# I cheated and fessed up. He moved out this week.



## Meli (Oct 10, 2011)

I posted here about a month ago asking for advice about fessing up to my affair. I told my husband. This past month has been a roller coaster. Hubby and I met with the OM and my husband sent a very stern(non-violent) "Back off" message. I haven't spoken to OM since and I don't really think of him. This isn't about him...

A few days after I confessed to my husband I told him I was done with our marriage. He goes back and forth. He is mad at me(understandable!) but he is willing to reconcile. We have been together for almost 14 years(since I was 16) and I was over our marriage long ago. He cheated 5 years ago and while I was able to forgive him and move on, my love for him died. We get along really great and I consider him a friend but I just really want to move on. 

On Monday he moved out. It is a trial separation to see if this makes us see something that we didn't see while together. It has been less than a week but I feel at peace already. This feels right to me. Are these my true feelings? I don't feel as if I am in a fog. I feel very clear about my feelings. They are the same ones I have had for years. I just found the courage to finally admit them. I am simply not happy in my marriage. It affects every aspect of my life. Especially how I parent my children. 

I feel terrible for our kids. My husband works odd hours and since we can easily talk and be civil to one another we haven't yet had to explain anything to our girls. But we will soon.

I guess my question is...do I sound like I am in a "fog"? This separation feels so right to me. Will I suddenly change my mind even if I felt like this was what I wanted for years before my affair?


----------



## that_girl (Jul 6, 2011)

> I guess my question is...do I sound like I am in a "fog"? This separation feels so right to me. Will I suddenly change my mind even if I felt like this was what I wanted for years before my affair?


It's hard to say. I understand the 'at peace' feeling. I felt the same when i left a mate. I never looked back. 

I think the important thing now is to work on yourself and be there for your kids.


----------



## Shaggy (Jul 17, 2011)

Since you cheated, why did he leave? Shouldn't you be the one sleeping on couches and crppy apartments?
_Posted via Mobile Device_


----------



## Meli (Oct 10, 2011)

> Since you cheated, why did he leave? Shouldn't you be the one sleeping on couches and crppy apartments?

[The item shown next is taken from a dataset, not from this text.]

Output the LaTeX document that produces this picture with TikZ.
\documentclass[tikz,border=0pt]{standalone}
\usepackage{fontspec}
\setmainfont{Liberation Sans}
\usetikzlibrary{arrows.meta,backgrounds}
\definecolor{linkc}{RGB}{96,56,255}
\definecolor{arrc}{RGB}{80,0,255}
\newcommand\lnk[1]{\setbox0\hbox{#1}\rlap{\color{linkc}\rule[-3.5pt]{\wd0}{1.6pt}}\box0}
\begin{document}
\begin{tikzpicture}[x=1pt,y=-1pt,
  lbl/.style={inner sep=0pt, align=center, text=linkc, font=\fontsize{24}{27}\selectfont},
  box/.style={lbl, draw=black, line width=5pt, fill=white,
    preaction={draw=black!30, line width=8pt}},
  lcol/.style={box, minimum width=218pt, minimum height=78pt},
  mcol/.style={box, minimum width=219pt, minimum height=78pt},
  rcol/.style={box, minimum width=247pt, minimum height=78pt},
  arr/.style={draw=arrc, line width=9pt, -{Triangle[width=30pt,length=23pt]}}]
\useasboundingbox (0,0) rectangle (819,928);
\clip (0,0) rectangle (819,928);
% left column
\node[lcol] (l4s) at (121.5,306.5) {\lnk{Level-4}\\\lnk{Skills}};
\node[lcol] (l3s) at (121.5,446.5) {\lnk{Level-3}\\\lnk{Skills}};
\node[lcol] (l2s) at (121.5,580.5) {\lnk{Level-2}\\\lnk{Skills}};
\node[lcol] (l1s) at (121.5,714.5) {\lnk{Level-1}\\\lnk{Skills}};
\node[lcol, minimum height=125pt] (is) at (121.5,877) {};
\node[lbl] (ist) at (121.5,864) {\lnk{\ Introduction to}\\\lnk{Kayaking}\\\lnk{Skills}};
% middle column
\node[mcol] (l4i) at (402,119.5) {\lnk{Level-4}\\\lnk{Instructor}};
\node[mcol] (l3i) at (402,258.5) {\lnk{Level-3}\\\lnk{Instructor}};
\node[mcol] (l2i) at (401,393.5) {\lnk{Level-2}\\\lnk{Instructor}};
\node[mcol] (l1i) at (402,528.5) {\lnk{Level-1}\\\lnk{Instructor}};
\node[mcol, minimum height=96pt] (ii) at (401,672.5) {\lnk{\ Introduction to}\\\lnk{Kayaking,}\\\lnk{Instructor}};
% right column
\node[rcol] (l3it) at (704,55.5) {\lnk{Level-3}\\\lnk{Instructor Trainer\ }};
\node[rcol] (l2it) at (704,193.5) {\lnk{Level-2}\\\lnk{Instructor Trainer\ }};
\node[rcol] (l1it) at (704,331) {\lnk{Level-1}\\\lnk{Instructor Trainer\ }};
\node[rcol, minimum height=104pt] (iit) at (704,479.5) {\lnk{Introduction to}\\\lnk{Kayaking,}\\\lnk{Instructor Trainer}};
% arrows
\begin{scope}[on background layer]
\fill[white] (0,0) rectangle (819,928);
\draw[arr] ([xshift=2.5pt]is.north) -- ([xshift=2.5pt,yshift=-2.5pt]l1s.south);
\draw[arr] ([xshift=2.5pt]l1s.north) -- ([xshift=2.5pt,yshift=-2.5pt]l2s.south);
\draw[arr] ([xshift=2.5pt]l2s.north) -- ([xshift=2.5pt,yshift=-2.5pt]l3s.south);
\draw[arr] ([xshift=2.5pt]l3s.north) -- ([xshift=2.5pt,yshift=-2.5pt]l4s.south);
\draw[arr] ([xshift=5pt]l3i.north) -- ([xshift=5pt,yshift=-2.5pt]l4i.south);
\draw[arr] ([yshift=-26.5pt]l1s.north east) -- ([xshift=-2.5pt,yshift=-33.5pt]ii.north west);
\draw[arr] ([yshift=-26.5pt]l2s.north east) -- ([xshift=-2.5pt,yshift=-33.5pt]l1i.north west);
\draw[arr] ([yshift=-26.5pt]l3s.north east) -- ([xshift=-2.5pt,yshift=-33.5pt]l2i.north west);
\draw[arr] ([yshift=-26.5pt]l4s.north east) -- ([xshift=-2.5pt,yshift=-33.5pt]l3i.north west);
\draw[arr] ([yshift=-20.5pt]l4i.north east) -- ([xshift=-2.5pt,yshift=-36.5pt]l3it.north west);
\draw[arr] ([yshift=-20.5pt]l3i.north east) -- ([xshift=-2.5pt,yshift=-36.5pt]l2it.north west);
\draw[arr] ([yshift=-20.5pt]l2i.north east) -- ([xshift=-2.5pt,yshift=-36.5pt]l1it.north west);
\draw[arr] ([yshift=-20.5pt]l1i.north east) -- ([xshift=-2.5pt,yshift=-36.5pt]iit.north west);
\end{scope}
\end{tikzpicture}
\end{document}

He decided to leave. I did not force him out. He works odd hours and can't be here to get our kids back and forth to school and in bed at night. We both decided that it would be best for the kids for me to be here with them. He is free to come and see them and spend time with them whenever he wants. We are getting along very good right now and have mutually decided that this is what is best for our kids.


----------



## Shaggy (Jul 17, 2011)

Other than being apart, is there any counseling going on?

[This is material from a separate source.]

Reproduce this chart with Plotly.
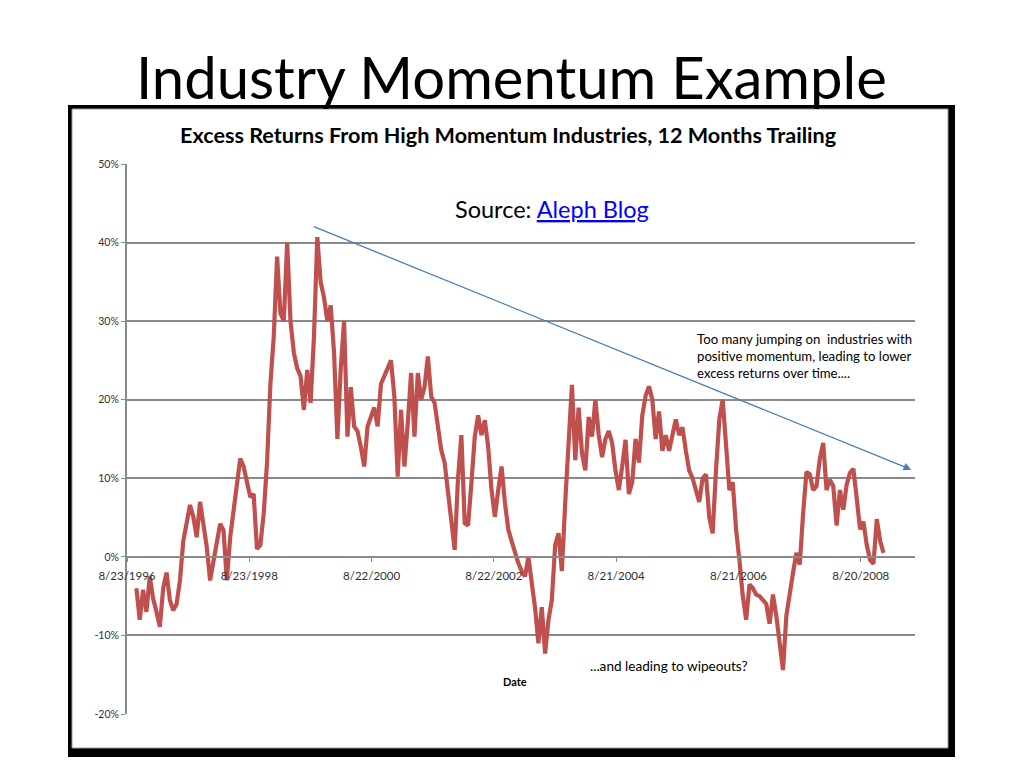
import pandas as pd
import plotly.graph_objects as go

# ---------------- data ----------------
start_date = "1996-10-18"
step = "20D"
excess_returns = [
    -4, -8, -4.2, -7, -2.5, -5.3, -7, -8.9, -4, -2,
    -5.5, -6.8, -6, -3, 2, 4.2, 6.6, 5.1, 2.5, 7,
    3.8, 1.3, -3, -0.4, 2.1, 4.2, 3.4, -3, 2.5, 5.7,
    8.5, 12.5, 11.5, 9.4, 7.6, 8, 1, 1.5, 5.5, 12,
    22, 28, 38.2, 31, 30, 40, 30, 26, 24, 23,
    18.7, 23.8, 19.6, 28, 40.7, 35, 33, 30, 32, 26,
    15, 24, 30, 15.3, 21.6, 16.6, 16, 14, 11.5, 16.6,
    17.8, 19, 16.6, 22, 23, 24, 25, 20.4, 10.2, 18.7,
    11.5, 17, 23.4, 15.3, 23.4, 20, 21.6, 25.5, 20.4, 19.6,
    16.6, 13.6, 12, 8.5, 4.7, 0.9, 10, 15.5, 4.3, 4,
    9.4, 15.3, 18, 15.5, 17.4, 14, 8.5, 5.1, 8.5, 11.5,
    6.9, 3.5, 2, 0.5, -0.8, -1.8, -2.5, 0, -3, -6.5,
    -11, -6.4, -12.3, -8, -5.5, 1.5, 3, -1.8, 6.9, 15,
    21.9, 12.3, 19, 13.2, 11, 17.8, 15.3, 20, 15.5, 12.7,
    15, 16, 14.5, 11, 8.5, 11.5, 14.9, 8, 9.5, 15,
    12, 18, 20.5, 21.7, 20, 15, 18.5, 13.5, 15.5, 13.5,
    15.5, 17.5, 15.5, 16.5, 13.5, 11, 10, 8.5, 7, 10,
    10.5, 5, 3, 11, 17.5, 20, 14, 8.5, 9.5, 3.5,
    -0.5, -5, -8, -3.5, -4, -4.8, -5, -5.5, -6, -8.5,
    -4.8, -7.5, -11, -14.4, -7.5, -4.5, -2, 0.5, -1, 5.5,
    10.8, 10.5, 8.5, 9, 12.5, 14.5, 8.5, 9.8, 9, 4,
    8.5, 6, 9.2, 10.7, 11.2, 7.5, 3.5, 4.5, 1.5, -0.4,
    -0.9, 4.8, 2, 0.5,
]
tick_dates = ["1996-08-23", "1998-08-23", "2000-08-22", "2002-08-22",
              "2004-08-21", "2006-08-21", "2008-08-20"]
tick_labels = ["8/23/1996", "8/23/1998", "8/22/2000", "8/22/2002",
               "8/21/2004", "8/21/2006", "8/20/2008"]
y_ticks = [-20, -10, 0, 10, 20, 30, 40, 50]
y_labels = ["-20%", "-10%", "0%", "10%", "20%", "30%", "40%", "50%"]
x_range = ["1996-08-23", "2009-07-10"]
trend_start = ("1999-09-04", 42.1)
trend_end = ("2009-06-18", 11.1)

dates = pd.date_range(start=start_date, periods=len(excess_returns), freq=step)

# ---------------- figure ----------------
W, H = 1024, 768
FONT = "Lato"
GRID = "#8a8a8a"


def px(x):
    return x / W


def py(y):
    return 1 - y / H


fig = go.Figure()
fig.add_trace(go.Scatter(
    x=dates, y=excess_returns, mode="lines",
    line=dict(color="#C0504D", width=4.2),
    hoverinfo="skip", showlegend=False,
))

shapes = [
    dict(type="rect", xref="paper", yref="paper", layer="below",
         x0=px(68), x1=px(955), y0=py(757), y1=py(105),
         fillcolor="black", line=dict(width=0)),
    dict(type="rect", xref="paper", yref="paper", layer="below",
         x0=px(72), x1=px(948), y0=py(748), y1=py(109),
         fillcolor="white", line=dict(color="#9a9a9a", width=1)),
]


def label(text, x, y, size, xanchor="center", yanchor="middle", **kw):
    return dict(text=text, x=px(x), y=py(y), xref="paper", yref="paper",
                showarrow=False, xanchor=xanchor, yanchor=yanchor,
                font=dict(family=FONT, size=size, color="black"), **kw)


annotations = [
    label("Industry Momentum Example", 511, 77, 58),
    label("<b>Excess Returns From High Momentum Industries, 12 Months Trailing</b>",
          508, 135, 21.6),
    label("Source: <a href='http://alephblog.com'><span style='color:#0000FF'><u>Aleph Blog</u></span></a>",
          552, 209, 23.5),
    label("Too many jumping on  industries with<br>positive momentum, leading to lower<br>excess returns over time....",
          695, 329, 13.2, xanchor="left", yanchor="top", align="left"),
    label("...and leading to wipeouts?", 669, 666, 13.6),
    label("<b>Date</b>", 515, 681, 11),
    dict(text="", x=trend_end[0], y=trend_end[1], xref="x", yref="y",
         ax=trend_start[0], ay=trend_start[1], axref="x", ayref="y",
         showarrow=True, arrowhead=2, arrowsize=1.2, arrowwidth=1.3,
         arrowcolor="#4A7EBB"),
]

fig.update_layout(
    template="none",
    width=W, height=H,
    margin=dict(l=0, r=0, t=0, b=0, pad=0, autoexpand=False),
    paper_bgcolor="white", plot_bgcolor="rgba(0,0,0,0)",
    font=dict(family=FONT, color="#404040"),
    shapes=shapes, annotations=annotations,
    xaxis=dict(
        type="date", range=x_range, domain=[px(127), px(915)],
        anchor="free", position=py(557), automargin=False,
        tickmode="array", tickvals=tick_dates, ticktext=tick_labels,
        showgrid=False, zeroline=False,
        showline=True, linecolor=GRID, linewidth=2,
        ticks="outside", ticklen=4, tickcolor=GRID, tickwidth=1,
        ticklabelstandoff=4,
        tickfont=dict(family=FONT, size=11.5, color="#303030"),
    ),
    yaxis=dict(
        range=[-20, 50], domain=[py(714), py(164)], automargin=False,
        tickmode="array", tickvals=y_ticks, ticktext=y_labels,
        showgrid=True, gridcolor=GRID, gridwidth=2,
        zeroline=False,
        showline=True, linecolor=GRID, linewidth=2,
        ticks="outside", ticklen=4, tickcolor=GRID,
        tickfont=dict(family=FONT, size=10.5, color="#303030"),
    ),
)

fig.write_html(
    "out.html",
    config={"displayModeBar": False},
    post_script="document.body.style.margin='0';document.body.style.overflow='hidden';",
)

Being apart makes it easy to ignore things, but it doesn't help solve anything.
_Posted via Mobile Device_


----------



## Pwrpf01 (May 24, 2011)

Shaggy said:


> Since you cheated, why did he leave? Shouldn't you be the one sleeping on couches and crppy apartments?
> _Posted via Mobile Device_


remember that he cheated 5 yrs ago and she didn't kick his a$$ out then. Sometimes situations work out differently than what is expected.


----------